D'une part, les dispositions précitées n'ont pas pour objet d'éviter les risques de captation de clientèle entre les débits de tabac mais visent seulement à préserver l'équilibre du réseau local existant de vente au détail des tabacs.
D'autre part, le déplacement accordé par l'arrêté annulé du Maire de CHAUVIGNY (département de la VIENNE) du 4 juin 2019 a pour effet de rapprocher géographiquement le débit de tabac concerné des trois autres débits de tabac de la commune, déjà situés dans son centre-ville. Toutefois, il ressort des pièces du dossier que ce déplacement concerne un axe de circulation distinct de l'axe principal, sur lequel sont implantés ces trois autres débits de tabac, et à sens unique. En outre, il ressort des données présentées par le Ministre en charge des Comptes Publics et issues de l'application "Gestion informatisée du monopole des tabacs" dont Mme C... ne conteste pas utilement l'exactitude, que ces débits de tabac ont connu une progression annuelle de leurs volumes de vente supérieure à 10% au titre des années antérieures à ce transfert et qu'ils ont encore connu une augmentation de ce volume de ventes entre 2019 et 2020. Par ailleurs, il n'est ni établi ni même soutenu que ces trois débits de tabac n'ont pas, au contraire, bénéficié d'un transfert de clientèle à la suite de la fermeture de l'ancien emplacement du débit de tabac déplacé alors qu'il ressort également des données issues de l'application "Gestion informatisée du monopole des tabacs" que ces débits de tabac ont à nouveau connu une augmentation de leur volume de ventes en 2020 et 2021 à l'exception de l'un d'entre eux qui a connu au titre de cette dernière période une diminution des ventes, en volume, de 2,87%, succédant à des hausses annuelles de 13,73% et de 12,45%, qui n'est pas susceptible de mettre en péril la pérennité de ce débit de tabac. Dans ces conditions, les appelants [en l’espèce, l’Etat représenté par le Ministre en charge des Comptes Publics et Mme A, Mme A..., en sa qualité de gérante du débit de tabac concerné par l’autorisation de transfert accordée] sont fondés à soutenir que c'est à tort que les premiers juges ont considéré que le déplacement autorisé par l'arrêté du 4 juin 2019 avait pour effet de déséquilibrer le réseau local existant de vente au détail des tabacs, nonobstant l'avis réservé émis sur ce déplacement par la direction interrégionale des douanes le 24 mai 2019 et l'avis défavorable émis par la confédération des buralistes le 31 mai 2019.

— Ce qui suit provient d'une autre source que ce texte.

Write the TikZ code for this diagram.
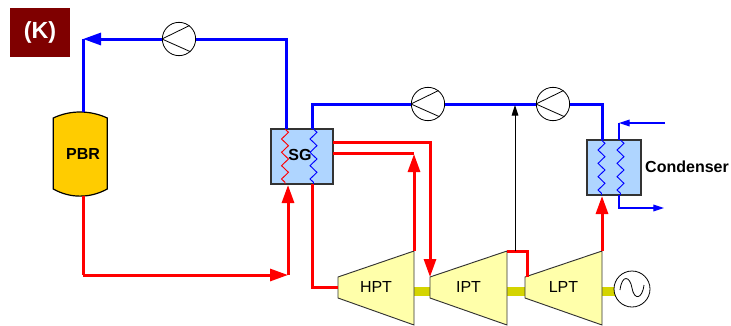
\documentclass[tikz,border=0pt]{standalone}
\usepackage{fontspec}
\setmainfont{Liberation Sans}
\usetikzlibrary{arrows.meta,decorations.pathmorphing}

\definecolor{tagred}{HTML}{7F0000}
\definecolor{corefill}{HTML}{FFCC00}
\definecolor{hxfill}{HTML}{AFD5FF}
\definecolor{turbfill}{HTML}{FFFFAA}
\definecolor{shaftfill}{HTML}{D4D400}

\tikzset{
  hotline/.style={draw=red, line width=2.25pt},
  coldline/.style={draw=blue, line width=2.25pt},
  thinblue/.style={draw=blue, line width=0.9pt},
  bigtip/.style={-{Triangle[length=13.5pt,width=9pt]}},
  smalltip/.style={-{Triangle[length=8pt,width=5pt]}},
  hxbox/.style={draw=black!80, line width=0.8pt, fill=hxfill, inner sep=0pt},
  coil/.style={decorate, decoration={zigzag, segment length=10pt, amplitude=2.6pt}, line width=0.7pt},
  pump/.style={circle, draw, fill=white, line width=0.6pt, minimum size=25pt, inner sep=0pt},
  turbine/.style={draw=black!80, line width=0.7pt, fill=turbfill},
  shaft/.style={draw=none, fill=shaftfill},
  boldlabel/.style={font=\fontsize{12pt}{14pt}\selectfont\bfseries, inner sep=0pt},
  plainlabel/.style={font=\fontsize{12pt}{14pt}\selectfont, inner sep=0pt}
}

\begin{document}
\begin{tikzpicture}[x=0.75pt,y=-0.75pt]
  \useasboundingbox (0,0) rectangle (731,325);

  % tag
  \node[fill=tagred, text=white, minimum width=45pt, minimum height=36.75pt, inner sep=0pt,
        font=\fontsize{17.5pt}{20pt}\selectfont\bfseries] (tag) at (40,32.5) {(K)};

  % reactor
  \draw[fill=corefill, line width=0.9pt] (53.3,118) .. controls (70,110) and (90,110) .. (107.3,118)
    -- (107.3,189) .. controls (90,198.5) and (70,198.5) .. (53.3,189) -- cycle;
  \node[boldlabel, minimum height=63pt] (pbr) at (83,154) {PBR};

  % steam generator
  \node[hxbox, minimum width=46.5pt, minimum height=41.25pt] (sg) at (302,156.5) {};
  \coordinate (sghottop) at (286,129);
  \coordinate (sgcoldtop) at (312,129);
  \coordinate (sgcoldbot) at (312,184);
  \draw[coil, red] (285,129) -- (285,184);
  \draw[coil, blue] (313.5,129) -- (313.5,184);
  \node[boldlabel] (sglabel) at (300,155) {SG};

  % condenser
  \node[hxbox, minimum width=40.5pt, minimum height=41.25pt] (cond) at (614,167.5) {};
  \coordinate (condhot) at (602,140);
  \coordinate (condin) at (619,140);
  \coordinate (condout) at (619,195);
  \draw[coil, blue] (601.5,140) -- (601.5,195);
  \draw[coil, blue] (620.5,140) -- (620.5,195);
  \node[boldlabel] (condlabel) at (687,167) {Condenser};

  % pumps
  \node[pump] (pumpa) at (179,39) {};
  \node[pump] (pumpb) at (428,104) {};
  \node[pump] (pumpc) at (553,104) {};
  \foreach \p in {pumpa,pumpb,pumpc} {
    \draw[line width=0.6pt] (\p.west) -- (\p.52);
    \draw[line width=0.6pt] (\p.west) -- (\p.-48);
  }

  % shafts
  \path[shaft] (414,286.5) rectangle (430,296);
  \path[shaft] (507,286.5) rectangle (525,296);
  \path[shaft] (602,286.5) rectangle (616,296);

  % turbines
  \foreach \n/\t/\x/\w in {hpt/HPT/338/76, ipt/IPT/430/77, lpt/LPT/525/77} {
    \draw[turbine] (\x,277) -- (\x+\w,251) -- (\x+\w,325) -- (\x,298) -- cycle;
    \node[plainlabel] (\n) at (\x+\w/2,287) {\t};
    \coordinate (\n in) at (\x,287.5);
    \coordinate (\n out) at (\x+\w,251);
  }

  % generator
  \node[circle, draw, fill=white, line width=0.6pt, minimum size=27pt, inner sep=0pt] (gen) at (632,289) {};
  \draw[line width=0.6pt] (620,290) .. controls (622,274) and (630,276) .. (632,288)
    .. controls (634,300) and (642,300) .. (644,285);

  % helium loop
  \coordinate (bluecorner) at (83,39);
  \coordinate (redcorner) at (288,275);
  \coordinate (redleft) at (83,275);
  \draw[coldline] (sghottop) |- (pumpa.east);
  \draw[coldline, bigtip] (pumpa.west) -- (bluecorner);
  \draw[coldline] (pbr.north) -- (bluecorner);
  \draw[hotline] (pbr.south) -- (redleft);
  \draw[hotline, bigtip] (redleft) -- (redcorner);
  \draw[hotline, bigtip] (redcorner) -- (288,185);

  % steam side
  \draw[coldline] (sgcoldtop) |- (pumpb.west);
  \draw[coldline] (pumpb.east) -- (pumpc.west);
  \draw[coldline] (pumpc.east) -| (condhot);
  \draw[hotline] (sgcoldbot) |- (hptin);
  \coordinate (rha) at (333,142);
  \coordinate (rhb) at (333,153);
  \coordinate (iptcorner) at (527,251);
  \draw[hotline, bigtip] (rha) -| (430,277);
  \draw[hotline] (rhb) -- (414,153);
  \draw[hotline, bigtip] (hptout) -- (414,154);
  \draw[hotline] (iptout) -- (iptcorner) -- (527,277);
  \draw[hotline, bigtip] (lptout) -- (602,196);
  \coordinate (blackend) at (515,105);
  \draw[line width=0.7pt, smalltip] (515,251) -- (blackend);

  % cooling water
  \coordinate (cwin) at (665,123);
  \coordinate (cwcorner) at (619,123);
  \coordinate (cwout) at (664,208);
  \draw[thinblue, smalltip] (cwin) -- (cwcorner);
  \draw[thinblue] (cwcorner) -- (condin);
  \draw[thinblue, smalltip] (condout) |- (cwout);
\end{tikzpicture}
\end{document}
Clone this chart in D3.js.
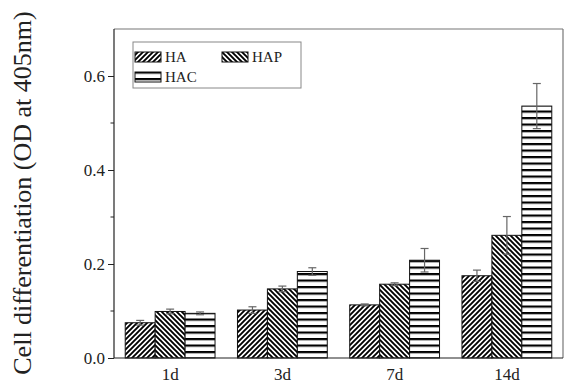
<!DOCTYPE html>
<html>
<head>
<meta charset="utf-8">
<script src="https://cdn.jsdelivr.net/npm/d3@7"></script>
<style>
  body { margin: 0; background: #fff; }
  text { font-family: "Liberation Serif", "Times New Roman", serif; fill: #222; }
</style>
</head>
<body>
<div id="chart"></div>
<script>
// data
var days = ["1d", "3d", "7d", "14d"];
var seriesNames = ["HA", "HAP", "HAC"];
var haValues = [0.075, 0.102, 0.113, 0.175];
var hapValues = [0.099, 0.147, 0.157, 0.261];
var hacValues = [0.095, 0.184, 0.208, 0.536];
var haErr = [0.005, 0.007, 0.002, 0.012];
var hapErr = [0.005, 0.006, 0.003, 0.040];
var hacErr = [0.003, 0.008, 0.025, 0.048];
var yTicks = [0, 0.2, 0.4, 0.6];
var yMinor = [0.1, 0.3, 0.5];

var width = 568,
  height = 385;
var plotLeft = 114, plotRight = 563, plotTop = 29, plotBottom = 358;

var svg = d3.select('#chart')
  .append('svg')
  .attr('width', width)
  .attr('height', height)

// hatch patterns
var defs = svg.append('defs');
var pHA = defs.append('pattern').attr('id', 'pHA')
  .attr('patternUnits', 'userSpaceOnUse').attr('width', 5).attr('height', 5);
pHA.append('rect').attr('width', 5).attr('height', 5).attr('fill', '#fff');
pHA.append('path').attr('d', 'M-1,1 L1,-1 M0,5 L5,0 M4,6 L6,4')
  .attr('stroke', '#000').attr('stroke-width', 1.9);

var pHAP = defs.append('pattern').attr('id', 'pHAP')
  .attr('patternUnits', 'userSpaceOnUse').attr('width', 5).attr('height', 5);
pHAP.append('rect').attr('width', 5).attr('height', 5).attr('fill', '#fff');
pHAP.append('path').attr('d', 'M-1,4 L1,6 M0,0 L5,5 M4,-1 L6,1')
  .attr('stroke', '#000').attr('stroke-width', 1.9);

var pHAC = defs.append('pattern').attr('id', 'pHAC')
  .attr('patternUnits', 'userSpaceOnUse').attr('width', 6).attr('height', 6.5);
pHAC.append('rect').attr('width', 6).attr('height', 6.5).attr('fill', '#fff');
pHAC.append('rect').attr('y', 0).attr('width', 6).attr('height', 2.2).attr('fill', '#000');

var fills = { HA: 'url(#pHA)', HAP: 'url(#pHAP)', HAC: 'url(#pHAC)' };

var data = [];
days.forEach(function (d, i) {
  data.push({ day: d, name: "HA", value: haValues[i], err: haErr[i] });
  data.push({ day: d, name: "HAP", value: hapValues[i], err: hapErr[i] });
  data.push({ day: d, name: "HAC", value: hacValues[i], err: hacErr[i] });
});

var x0 = d3.scaleBand().domain(days).range([plotLeft, plotRight]).paddingInner(0.2).paddingOuter(0.1);
var x1 = d3.scaleBand().domain(seriesNames).range([0, x0.bandwidth()]);
var y = d3.scaleLinear().domain([0, 0.7]).range([plotBottom, plotTop]);

// frame top and right
svg.append('line').attr('x1', plotLeft).attr('x2', plotRight).attr('y1', plotTop).attr('y2', plotTop)
  .attr('stroke', '#777').attr('stroke-width', 1.2);
svg.append('line').attr('x1', plotRight).attr('x2', plotRight).attr('y1', plotTop).attr('y2', plotBottom)
  .attr('stroke', '#777').attr('stroke-width', 1.2);

// bars
svg.selectAll('rect.bar')
  .data(data)
  .join('rect')
  .attr('class', 'bar')
  .attr('x', d => x0(d.day) + x1(d.name))
  .attr('y', d => y(d.value))
  .attr('width', x1.bandwidth())
  .attr('height', d => y(0) - y(d.value))
  .attr('fill', d => fills[d.name])
  .attr('stroke', '#111')
  .attr('stroke-width', 1);

// error bars
var eb = svg.selectAll('g.err')
  .data(data)
  .join('g')
  .attr('class', 'err')
  .attr('stroke', '#666')
  .attr('stroke-width', 1.2);
eb.append('line')
  .attr('x1', d => x0(d.day) + x1(d.name) + x1.bandwidth() / 2)
  .attr('x2', d => x0(d.day) + x1(d.name) + x1.bandwidth() / 2)
  .attr('y1', d => y(d.value - d.err))
  .attr('y2', d => y(d.value + d.err));
[1, -1].forEach(function (s) {
  eb.append('line')
    .attr('x1', d => x0(d.day) + x1(d.name) + x1.bandwidth() / 2 - 4)
    .attr('x2', d => x0(d.day) + x1(d.name) + x1.bandwidth() / 2 + 4)
    .attr('y1', d => y(d.value + s * d.err))
    .attr('y2', d => y(d.value + s * d.err));
});

// y axis
var yAxis = svg.append('g')
  .attr('transform', 'translate(' + plotLeft + ',0)')
  .call(d3.axisLeft(y).tickValues(yTicks).tickFormat(d3.format('.1f')).tickSize(6).tickPadding(3));
yAxis.select('.domain').attr('stroke', '#222').attr('stroke-width', 1.2).attr('d', 'M0,' + plotTop + 'V' + plotBottom);
yAxis.selectAll('.tick line').attr('stroke', '#222');
yAxis.selectAll('.tick text')
  .style('font-family', '"Liberation Serif", serif')
  .style('font-size', '17px')
  .attr('fill', '#222');
svg.append('g').selectAll('line')
  .data(yMinor)
  .join('line')
  .attr('x1', plotLeft - 3.5).attr('x2', plotLeft)
  .attr('y1', d => y(d)).attr('y2', d => y(d))
  .attr('stroke', '#222');

// x axis
svg.append('line').attr('x1', plotLeft).attr('x2', plotRight).attr('y1', plotBottom).attr('y2', plotBottom)
  .attr('stroke', '#222').attr('stroke-width', 1.2);
svg.selectAll('text.xlab')
  .data(days)
  .join('text')
  .attr('class', 'xlab')
  .attr('x', d => x0(d) + x0.bandwidth() / 2)
  .attr('y', 380)
  .attr('text-anchor', 'middle')
  .style('font-size', '17px')
  .text(d => d);

// y label
svg.append('text')
  .attr('transform', 'translate(31,193) rotate(-90)')
  .attr('text-anchor', 'middle')
  .style('font-size', '26px')
  .text('Cell differentiation (OD at 405nm)');

// legend
var legend = svg.append('g');
legend.append('rect')
  .attr('x', 133).attr('y', 42).attr('width', 168).attr('height', 46)
  .attr('fill', 'none').attr('stroke', '#888').attr('stroke-width', 1);
var legPos = [[135, 52], [222, 52], [135, 72]];
seriesNames.forEach(function (s, i) {
  legend.append('rect')
    .attr('x', legPos[i][0]).attr('y', legPos[i][1])
    .attr('width', 26).attr('height', 10)
    .attr('fill', fills[s]).attr('stroke', '#111');
  legend.append('text')
    .attr('x', legPos[i][0] + 30).attr('y', legPos[i][1] + 10)
    .style('font-size', '15px')
    .text(s);
});
</script>
</body>
</html>
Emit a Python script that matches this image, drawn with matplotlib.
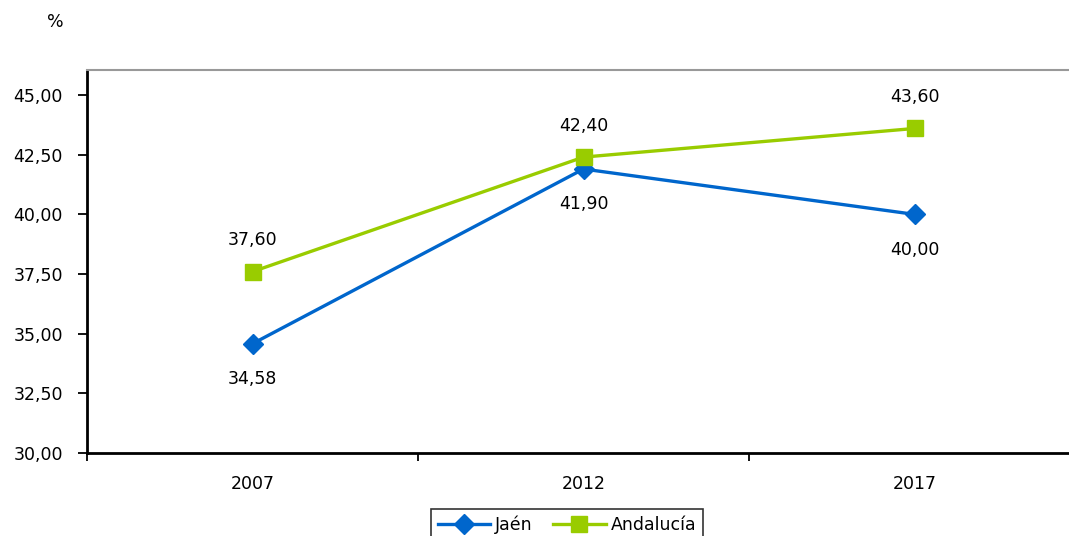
import matplotlib
matplotlib.use("Agg")
import matplotlib.pyplot as plt

years = ["2007", "2012", "2017"]
jaen = [34.58, 41.90, 40.00]
andalucia = [37.60, 42.40, 43.60]
jaen_labels = ["34,58", "41,90", "40,00"]
and_labels = ["37,60", "42,40", "43,60"]
yticks = [30.0, 32.5, 35.0, 37.5, 40.0, 42.5, 45.0]
ytick_labels = ["30,00", "32,50", "35,00", "37,50", "40,00", "42,50", "45,00"]

W, H = 1069, 536
fig = plt.figure(figsize=(W / 100, H / 100), dpi=100)
plt.rcParams['font.family'] = ['DejaVu Sans']
FS = 12.5
ax = fig.add_axes([87 / W, (H - 453) / H, (1080 - 87) / W, (453 - 70) / H])

blue = "#0066CC"
green = "#99CC00"
x = list(range(len(years)))
ax.plot(x, jaen, color=blue, lw=2.4, marker="D", ms=10, label="Jaén", zorder=3)
ax.plot(x, andalucia, color=green, lw=2.4, marker="s", ms=11.5, label="Andalucía", zorder=4)

for i in x:
    ax.annotate(and_labels[i], (i, andalucia[i]), xytext=(0, 16), textcoords="offset points",
                ha="center", va="bottom", fontsize=FS)
    ax.annotate(jaen_labels[i], (i, jaen[i]), xytext=(0, -19), textcoords="offset points",
                ha="center", va="top", fontsize=FS)

ax.set_xlim(-0.5, 2.5)
ax.set_ylim(30, 46.05)
ax.set_yticks(yticks)
ax.set_yticklabels(ytick_labels, fontsize=FS)
ax.set_xticks([-0.5, 0.5, 1.5, 2.5])
ax.set_xticklabels([])
ax.set_xticks(x, minor=True)
ax.set_xticklabels(years, minor=True, fontsize=FS)
ax.tick_params(axis="x", which="minor", length=0, pad=16)
ax.tick_params(axis="x", which="major", length=6, width=1.3, direction="out")
ax.tick_params(axis="y", length=6.5, width=1.3, direction="out", pad=11)

ax.spines["left"].set_linewidth(2)
ax.spines["bottom"].set_linewidth(2)
ax.spines["top"].set_color("#999999")
ax.spines["top"].set_linewidth(1.5)
ax.spines["right"].set_visible(False)

fig.text(55 / W, 1 - 22 / H, "%", ha="center", va="center", fontsize=FS)

leg = fig.legend(loc="upper center", bbox_to_anchor=(567 / W, 1 - 500 / H), ncol=2,
                 fontsize=FS, frameon=True, fancybox=False, edgecolor="black",
                 handlelength=3.0, columnspacing=1.2, handletextpad=0.3, borderpad=0.4)
leg.get_frame().set_linewidth(1.2)

fig.savefig("out.png", dpi=100)
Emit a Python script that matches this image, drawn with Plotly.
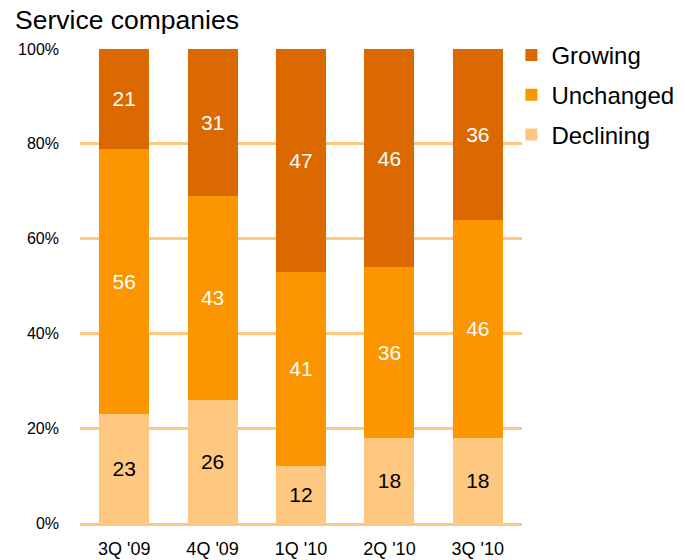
import plotly.graph_objects as go

quarters = ["3Q '09", "4Q '09", "1Q '10", "2Q '10", "3Q '10"]
declining = [23, 26, 12, 18, 18]
unchanged = [56, 43, 41, 36, 46]
growing = [21, 31, 47, 46, 36]

# name, values, fill, label colour, legend rank
series = [
    ("Declining", declining, "#FFC880", "#000000", 3),
    ("Unchanged", unchanged, "#FB9500", "#FFFFFF", 2),
    ("Growing", growing, "#DC6900", "#FFFFFF", 1),
]

fig = go.Figure()
for name, vals, color, txt, rank in series:
    fig.add_trace(go.Bar(
        x=quarters, y=vals, name=name, legendgroup=name, legendrank=rank,
        marker=dict(color=color, line=dict(width=0)),
        text=[str(v) for v in vals], textposition="inside",
        insidetextanchor="middle",
        textfont=dict(color=txt, size=21, family="Liberation Sans, Arial"),
        constraintext="none",
    ))

fig.update_layout(
    width=685, height=560,
    barmode="stack", bargap=0.435,
    margin=dict(l=80, r=163, t=49, b=37, autoexpand=False),
    plot_bgcolor="white", paper_bgcolor="white",
    font=dict(family="Liberation Sans, Arial", color="#000000"),
    title=dict(text="Service companies", x=15/685, xanchor="left",
               xref="container", yref="container", y=1 - 20/560,
               yanchor="middle", font=dict(size=26.5, color="#000000")),
    legend=dict(x=0.976, xanchor="left", y=1.034, yanchor="top",
                traceorder="grouped", tracegroupgap=5.5,
                font=dict(size=24), bgcolor="rgba(0,0,0,0)"),
    uniformtext=dict(mode=False),
)
fig.update_yaxes(range=[0, 100], tickvals=[0, 20, 40, 60, 80, 100],
                 ticktext=["0%", "20%", "40%", "60%", "80%", "100%"],
                 showgrid=True, gridcolor="#FFC880", gridwidth=2.5,
                 zeroline=False, showline=False, ticks="", automargin=False,
                 ticklabelstandoff=20, tickfont=dict(size=16))
fig.update_xaxes(showline=True, linecolor="#FFC880", linewidth=2.5,
                 ticks="", ticklabelstandoff=8, automargin=False,
                 tickfont=dict(size=18))

fig.write_html("out.html")
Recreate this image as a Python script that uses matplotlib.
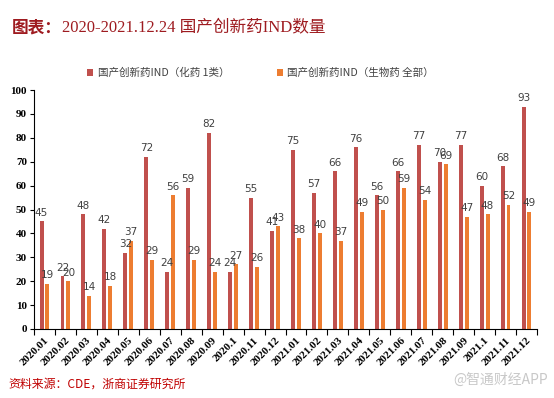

Enfin, il ressort des pièces du dossier que la commune de CHAUVIGNY compte un nombre très important de débits de tabac (un débit de tabac pour 1704 habitants) par rapport à l'objectif fixé à l'article 10 du décret du 28 juin 2010 d'un débit de tabac par tranche de 3 500 habitants et que Mme C... n'établit pas que les habitants de la zone de chalandise correspondant à l'ancien emplacement du débit de tabac concerné seraient privés d'un accès raisonnablement proche à un débit de tabac ni, par voie de conséquence, que le transfert dont s'agit aurait déséquilibré, pour ce motif, le réseau local existant de vente au détail des tabacs.
[Annulation et règlement au fond, rejet de la requête de première instance]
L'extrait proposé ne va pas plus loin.